Believing every conspiracy theory and Evangelical Christian predictions about governments and their inevitable takeover, Butler’s mom was determined to go on the run as an attempt to save her daughter’s life. 1998 rolled around and as DJ was looking into safe places to ride out the Y2K, a friendly encounter Butler had at the local library changed their destiny. “An elderly man came up to me, seemingly out of nowhere, and gave me a Canadian one-dollar coin. He called it a loonie. ‘Don’t spend it all in one place,’ he said with a wink as he walked away,” says Butler. Thus, in September of 1998, Butler and her mom found themselves in Smithers, BC, renting a cabin 45 minutes out of town – which became her safe haven and source of strife at the same time.

 

Eleven-year-old Butler spent the next four years in that cabin, facing more challenges than any child her age should have to endure. Her mother prepared her for every conceivable apocalyptic scenario, even training Butler on how to respond if something happened to her. “Animals farmed and definitely unfarmed. Snow taller than my waist. Trekking every which way for survival whether by quad or snowmobile or foot. Storing up food that was never eaten except by kleptomaniac squirrels.

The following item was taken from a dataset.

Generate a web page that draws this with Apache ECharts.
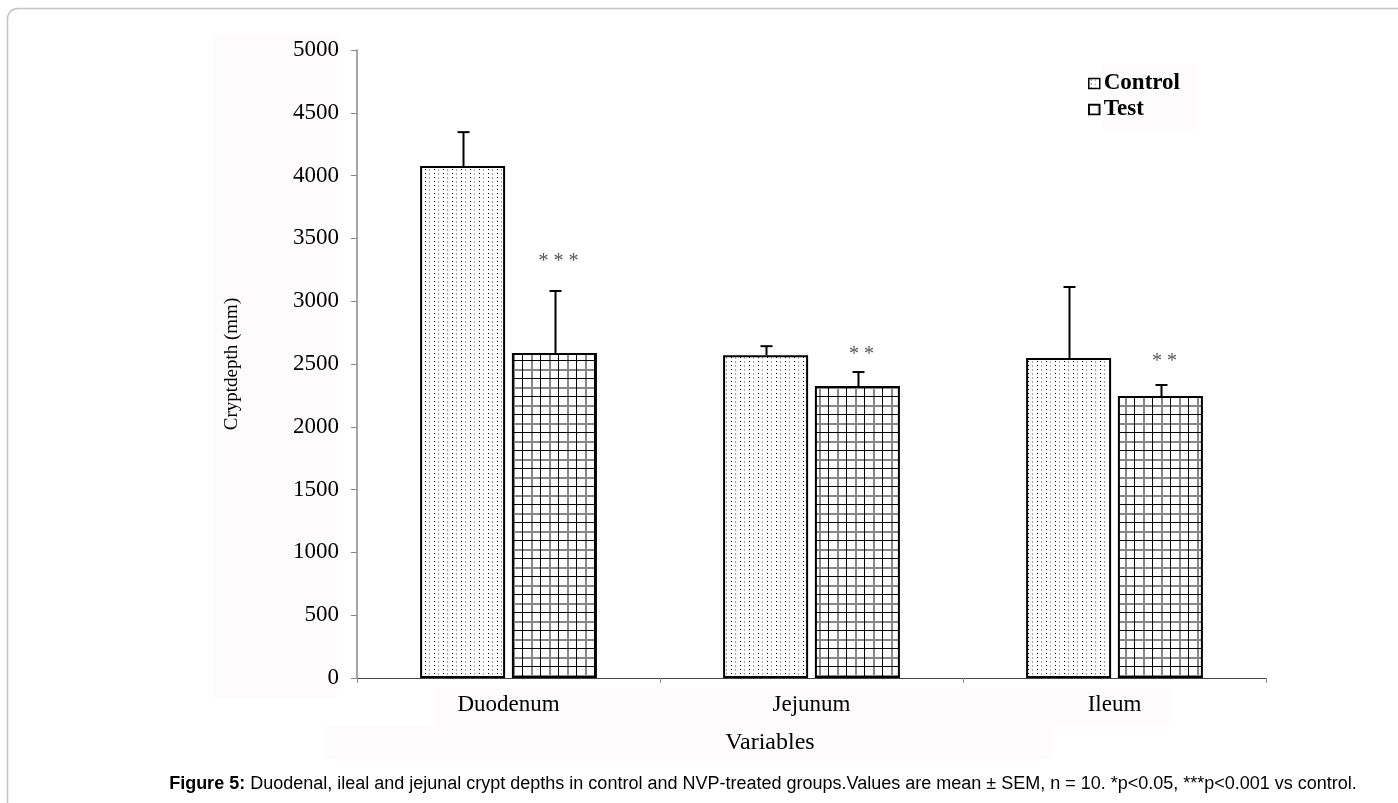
<!DOCTYPE html>
<html>
<head>
<meta charset="utf-8">
<script src="https://cdn.jsdelivr.net/npm/echarts@6/dist/echarts.min.js"></script>
<style>
html,body{margin:0;padding:0;background:#fff;}
#chart{width:1398px;height:803px;}
</style>
</head>
<body>
<div id="chart"></div>
<script>
const categories = ['Duodenum', 'Jejunum', 'Ileum'];
const controlMean = [4076, 2570, 2548];
const controlSem = [270, 72, 565];
const testMean = [2588, 2325, 2245];
const testSem = [493, 111, 88];
const sigLabels = ['* * *', '* *', '* *'];
const sigValues = [3312, 2572, 2516];
const seriesNames = ['Control', 'Test'];
const yAxisName = 'Cryptdepth (mm)';
const xAxisName = 'Variables';
const captionBold = 'Figure 5:';
const captionText = ' Duodenal, ileal and jejunal crypt depths in control and NVP-treated groups.Values are mean \u00b1 SEM, n = 10. *p<0.05, ***p<0.001 vs control.';

function dotPattern() {
  const c = document.createElement('canvas');
  c.width = 9; c.height = 8;
  const ctx = c.getContext('2d');
  ctx.fillStyle = '#fff'; ctx.fillRect(0, 0, 9, 8);
  ctx.fillStyle = '#000';
  ctx.fillRect(2, 1, 1, 1); ctx.fillRect(2, 5, 1, 1);
  ctx.fillStyle = '#aaa';
  ctx.fillRect(6, 1, 1, 2); ctx.fillRect(6, 5, 1, 2);
  return c;
}
function gridPattern() {
  const c = document.createElement('canvas');
  c.width = 18; c.height = 18;
  const ctx = c.getContext('2d');
  ctx.fillStyle = '#fff'; ctx.fillRect(0, 0, 18, 18);
  ctx.fillStyle = '#888';
  ctx.fillRect(9, 0, 2, 18); ctx.fillRect(0, 9, 18, 2);
  ctx.fillStyle = '#000';
  ctx.fillRect(0, 0, 1, 18); ctx.fillRect(0, 0, 18, 1);
  return c;
}
const dotFill = { image: dotPattern(), repeat: 'repeat' };
const gridFill = { image: gridPattern(), repeat: 'repeat' };

const BAR_W = 85, OFF = 46;

function errorSeries(name, means, sems, off) {
  return {
    type: 'custom',
    name: name + ' SEM',
    z: 5,
    silent: true,
    data: means.map((m, i) => [i, m, sems[i]]),
    renderItem: function (params, api) {
      const i = api.value(0), m = api.value(1), s = api.value(2);
      const p0 = api.coord([i, m]);
      const p1 = api.coord([i, m + s]);
      const x = Math.round(p0[0] + off) + 0.5;
      return {
        type: 'group',
        children: [
          { type: 'line', shape: { x1: x, y1: p0[1], x2: x, y2: p1[1] }, style: { stroke: '#000', lineWidth: 2 } },
          { type: 'line', shape: { x1: x - 6, y1: p1[1], x2: x + 6, y2: p1[1] }, style: { stroke: '#000', lineWidth: 2 } }
        ]
      };
    }
  };
}

const chart = echarts.init(document.getElementById('chart'));
const serif = 'Liberation Serif, Times New Roman, serif';
const sans = 'Liberation Sans, Arial, sans-serif';

chart.setOption({
  backgroundColor: '#fff',
  animation: false,
  graphic: [
    { type: 'rect', z: -10, shape: { x: 7.5, y: 8.5, width: 1430, height: 830, r: 10 }, style: { fill: 'none', stroke: '#c4c4c4', lineWidth: 1.5 } },
    { type: 'rect', z: -9, shape: { x: 213, y: 34, width: 124, height: 664 }, style: { fill: '#fdfbfb' } },
    { type: 'rect', z: -9, shape: { x: 435, y: 688, width: 735, height: 38 }, style: { fill: '#fdfbfb' } },
    { type: 'rect', z: -9, shape: { x: 326, y: 726, width: 726, height: 33 }, style: { fill: '#fdfbfb' } },
    { type: 'rect', z: -9, shape: { x: 1101, y: 64, width: 96, height: 65 }, style: { fill: '#fdfbfb' } },
    { type: 'text', x: 770, y: 743, style: { text: xAxisName, font: '24px ' + serif, fill: '#000', align: 'center', verticalAlign: 'middle' } },
    {
      type: 'text', x: 763, y: 784,
      style: {
        text: '{b|' + captionBold + '}' + captionText,
        rich: { b: { fontWeight: 'bold', fontFamily: sans, fontSize: 18, fill: '#000' } },
        font: '18px ' + sans, fill: '#000', align: 'center', verticalAlign: 'middle'
      }
    }
  ],
  legend: {
    orient: 'vertical',
    left: 1083, top: 67,
    icon: 'rect',
    itemWidth: 11, itemHeight: 10, itemGap: 3,
    data: seriesNames,
    textStyle: { fontFamily: serif, fontWeight: 'bold', fontSize: 23, color: '#000', padding: [0, 0, 0, -1] },
    itemStyle: { borderColor: '#000', borderWidth: 1.5 }
  },
  grid: { left: 357, right: 132, top: 50, bottom: 125, containLabel: false },
  xAxis: {
    type: 'category',
    data: categories,
    axisLine: { lineStyle: { color: '#444', width: 1 } },
    axisTick: { show: true, length: 5, lineStyle: { color: '#888' } },
    axisLabel: { fontFamily: serif, fontSize: 23, color: '#000', margin: 15 },
    splitLine: { show: false }
  },
  yAxis: {
    type: 'value',
    min: 0, max: 5000, interval: 500,
    name: yAxisName,
    nameLocation: 'middle',
    nameGap: 115,
    nameTextStyle: { fontFamily: serif, fontSize: 19, color: '#000' },
    axisLine: { show: true, lineStyle: { color: '#888', width: 1.5 } },
    axisTick: { show: true, length: 6, lineStyle: { color: '#888' } },
    axisLabel: { fontFamily: serif, fontSize: 23, color: '#000', margin: 18, formatter: function (v) { return String(v); } },
    splitLine: { show: false }
  },
  series: [
    {
      type: 'bar', name: seriesNames[0], data: controlMean, barWidth: BAR_W, barGap: '8%',
      itemStyle: { color: dotFill, borderColor: '#000', borderWidth: 2 }
    },
    {
      type: 'bar', name: seriesNames[1], data: testMean, barWidth: BAR_W,
      itemStyle: { color: gridFill, borderColor: '#000', borderWidth: 2 }
    },
    errorSeries('Control', controlMean, controlSem, -OFF),
    errorSeries('Test', testMean, testSem, OFF),
    {
      type: 'custom', name: 'sig', z: 6, silent: true,
      data: sigValues.map((v, i) => [i, v]),
      renderItem: function (params, api) {
        const p = api.coord([api.value(0), api.value(1)]);
        return {
          type: 'text',
          style: {
            x: p[0] + OFF + 4, y: p[1], text: sigLabels[params.dataIndex],
            font: '20px ' + serif, fill: '#555', align: 'center', verticalAlign: 'middle'
          }
        };
      }
    }
  ]
});
</script>
</body>
</html>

Watching my mom break down and cry after the windmill for electricity died, and again when the pipes froze so we had to melt buckets of snow-water and use an outhouse, and again when our favourite dog got into the anti-freeze and seizured her way into a yellow-tongued death,” were just some of the daily challenges Butler had to encounter.

 

As she was waiting for death and destruction to show up at her doorstep, she longed to ask, "Why are we doing this? Why is this happening to us?" but never did, because ultimately, none of it mattered; she had to learn how to detach emotionally, as it was too painful and risky. But doomsday never came. After the dawn of the new millennium, Butler and her mom visited town only to realize that nothing had changed. No riots, no guns, no war – just regular people living regular lives. And Butler was tasked to figure out what’s next.

 

By this time, she was not in high school, living in Canada without any legal documentation. However, she was determined to change her destiny. She built a community of friends who treated her like family through the local church, decided to get her GED diploma and took up babysitting, cooking and cleaning jobs to make an income. The more she grew up, the more her faith in her mother’s predictions about the apocalypse withered. “I was especially tired of the one big secret: other than my GED, I didn’t exist. And this fact, this secret, kept coming up, over and over, and getting in the way as I tried to forge ahead, making a life for myself that didn’t anticipate the end of the world,” Butler recalled.

 

Thus, with the help of those closest to her, she moved out of her mom’s place, started her paperwork to get her permanent residency in Canada and eventually, fell in love with a kind and generous man, who is now the father to her two children. She also came to learn that she was of Yaqui Indian descent like her father, and that she is bisexual. Throughout the years of her life, Butler championed a plethora of struggles – navigating the Canadian wilderness, overcoming religious trauma, forging a legal pathway for her to live in Canada, discovering her ancestral roots, coming into her identity as a bisexual, pregnancy loss and so much more; and she discovered that “Apocalypse may strike daily, but the world never ends.”